Counsel for the plaintiff in his written and oral submissions went to some lengths to explain the difficulties facing the plaintiff. In my view the point was well made. But really it is only necessary to set out the fact that the plaintiff is the trustee of five Trusts to demonstrate the difficulties that he faces.
Two of the parties made submissions which were to the effect that the plaintiff should take little or no part in any mediation and if the matter was resolved at mediation he could then seek a direction from the court. In my view that argument was seriously flawed. The fact is the plaintiff is a trustee of all five Trusts. As such he owes fiduciary duties to the beneficiaries of the Trusts. He cannot simply abrogate those responsibilities and leave it to the beneficiaries to negotiate their own settlement. He would run the risk of being accused of a breach of trust by not taking an active part in the negotiations. Furthermore, empowering the plaintiff to seek separate legal advice provides him with a degree of comfort which as I have mentioned might well facilitate a settlement. It may be, were a settlement to be reached, the plaintiff would seek further directions from the court as to whether it would be appropriate for him to implement the settlement. That remains to be seen. But for the present the plaintiff is entitled in my view to be protected as far as possible.
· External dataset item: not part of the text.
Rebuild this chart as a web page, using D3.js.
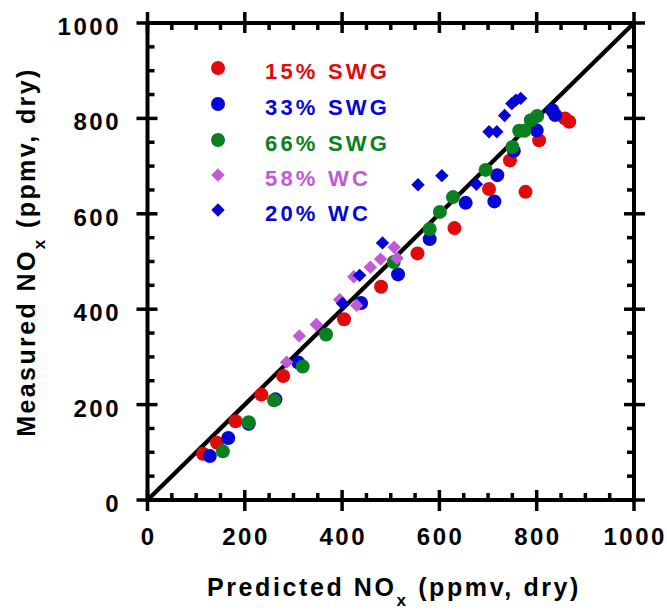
<!DOCTYPE html>
<html>
<head>
<meta charset="utf-8">
<script src="https://cdn.jsdelivr.net/npm/d3@7/dist/d3.min.js"></script>
<style>
  html, body { margin: 0; padding: 0; background: #fff; }
  svg { display: block; font-family: "Liberation Sans", Arial, sans-serif; font-weight: bold; }
</style>
</head>
<body>
<svg id="chart" width="667" height="610"></svg>
<script>
// Predicted vs measured NOx (ppmv, dry) for each fuel blend: [predicted, measured]
const swg15 = [[114, 97], [143, 120], [181, 165], [234, 221], [279, 260], [404, 379], [480, 447],
  [555, 517], [631, 570], [702, 652], [745, 712], [777, 646], [805, 754], [858, 800], [867, 793]];
const swg33 = [[128, 92], [166, 130], [208, 160], [263, 211], [310, 288], [439, 413], [515, 473],
  [580, 547], [654, 623], [719, 681], [713, 626], [753, 732], [800, 775], [832, 817], [838, 807]];
const swg66 = [[155, 102], [208, 163], [260, 209], [319, 280], [367, 347], [506, 499], [580, 568],
  [601, 604], [628, 635], [695, 692], [750, 740], [764, 774], [775, 774], [788, 796], [801, 805]];
const wc58 = [[286, 289], [312, 344], [347, 368], [395, 420], [430, 408], [424, 468], [458, 488],
  [479, 505], [507, 530], [513, 507]];
const wc20 = [[401, 412], [436, 471], [483, 539], [556, 661], [605, 680], [676, 662], [702, 772],
  [718, 772], [734, 806], [749, 831], [757, 838], [767, 842]];

const seriesNames = ["15% SWG", "33% SWG", "66% SWG", "58% WC", "20% WC"];
const seriesData = [swg15, swg33, swg66, wc58, wc20];
const seriesColors = ["#e10a0a", "#0505d6", "#0a8020", "#c05ad8", "#0505d6"];
const seriesShapes = ["circle", "circle", "circle", "diamond", "diamond"];

const axisTicks = [0, 200, 400, 600, 800, 1000];
const minorTicks = d3.range(0, 1001, 50).filter(v => v % 200 !== 0);

const svg = d3.select("#chart");
const x = d3.scaleLinear().domain([0, 1000]).range([147.5, 634]);
const y = d3.scaleLinear().domain([0, 1000]).range([500, 23]);

// 1:1 reference line
svg.append("line")
  .attr("x1", x(0)).attr("y1", y(0)).attr("x2", x(1000)).attr("y2", y(1000))
  .attr("stroke", "#000").attr("stroke-width", 4.3);

// markers
const circleR = 7;
const diamond = d3.symbol().type(d3.symbolSquare).size(90);
function drawMarker(g, shape, color, cx, cy) {
  if (shape === "circle") {
    g.append("circle").attr("cx", cx).attr("cy", cy).attr("r", circleR).attr("fill", color);
  } else {
    g.append("path").attr("d", diamond())
      .attr("transform", `translate(${cx},${cy}) rotate(45)`).attr("fill", color);
  }
}
const pts = svg.append("g");
seriesData.forEach((data, i) => {
  data.forEach(d => drawMarker(pts, seriesShapes[i], seriesColors[i], x(d[0]), y(d[1])));
});

// frame with ticks on all four sides
const frame = svg.append("g").attr("stroke", "#000").attr("stroke-width", 4).attr("fill", "none");
frame.append("rect").attr("x", x(0)).attr("y", y(1000))
  .attr("width", x(1000) - x(0)).attr("height", y(0) - y(1000));
const tk = svg.append("g").attr("stroke", "#000").attr("stroke-width", 3.5);
axisTicks.forEach(v => {
  tk.append("line").attr("x1", x(v)).attr("x2", x(v)).attr("y1", y(0) - 10).attr("y2", y(0) + 11);
  tk.append("line").attr("x1", x(v)).attr("x2", x(v)).attr("y1", y(1000) - 11).attr("y2", y(1000) + 10);
  tk.append("line").attr("y1", y(v)).attr("y2", y(v)).attr("x1", x(0) - 11).attr("x2", x(0) + 10);
  tk.append("line").attr("y1", y(v)).attr("y2", y(v)).attr("x1", x(1000) - 10).attr("x2", x(1000) + 11);
});
minorTicks.forEach(v => {
  tk.append("line").attr("x1", x(v)).attr("x2", x(v)).attr("y1", y(0) - 7).attr("y2", y(0));
  tk.append("line").attr("x1", x(v)).attr("x2", x(v)).attr("y1", y(1000)).attr("y2", y(1000) + 7);
  tk.append("line").attr("y1", y(v)).attr("y2", y(v)).attr("x1", x(0)).attr("x2", x(0) + 7);
  tk.append("line").attr("y1", y(v)).attr("y2", y(v)).attr("x1", x(1000) - 7).attr("x2", x(1000));
});

// tick labels
const labels = svg.append("g").attr("fill", "#000").attr("font-size", 24).attr("letter-spacing", 2.5);
axisTicks.forEach(v => {
  labels.append("text").attr("x", x(v) + 1.2).attr("y", 545)
    .attr("text-anchor", "middle").text(v);
  labels.append("text").attr("x", 121).attr("y", y(v) + 12)
    .attr("text-anchor", "end").text(v);
});

// axis titles with subscript x
function title(g) {
  g.append("tspan").text("NO");
  g.append("tspan").attr("font-size", 17).attr("dy", 10).text("x");
  g.append("tspan").attr("dy", -10).text(" (ppmv, dry)");
}
const xt = svg.append("text").attr("x", 394).attr("y", 596).attr("text-anchor", "middle")
  .attr("font-size", 25).attr("letter-spacing", 2.6);
xt.append("tspan").text("Predicted ");
title(xt);
const yt = svg.append("text").attr("transform", "translate(35,252) rotate(-90)")
  .attr("text-anchor", "middle").attr("font-size", 25).attr("letter-spacing", 2.4);
yt.append("tspan").text("Measured ");
title(yt);

// legend
const legend = svg.append("g");
const legendY = [68, 104, 140, 175, 210];
seriesNames.forEach((name, i) => {
  drawMarker(legend, seriesShapes[i], seriesColors[i], 218, legendY[i]);
  legend.append("text").attr("x", 265).attr("y", legendY[i] + 10.5)
    .attr("font-size", 22).attr("letter-spacing", 3.2)
    .attr("fill", seriesColors[i]).text(name);
});
</script>
</body>
</html>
The second order really follows on from the first. If the plaintiff is to receive legal advice he should be entitled to keep it confidential. It would defeat the purpose of the exercise if when requested to do so he was forced to disclose the advice to his fellow trustees. There is nothing in the authorities collected by Ungoed‑Thomas J which suggests the normal rules of legal professional privilege would not operate as between trustees who are separately represented. Accordingly the order allowing for confidentiality is appropriate. So too is the order as to costs. The plaintiff has no interest in the outcome of this litigation and it would be unfair and unreasonable if he was put to personal expense when taking legal advice.
For these reasons I made orders as sought by the plaintiff.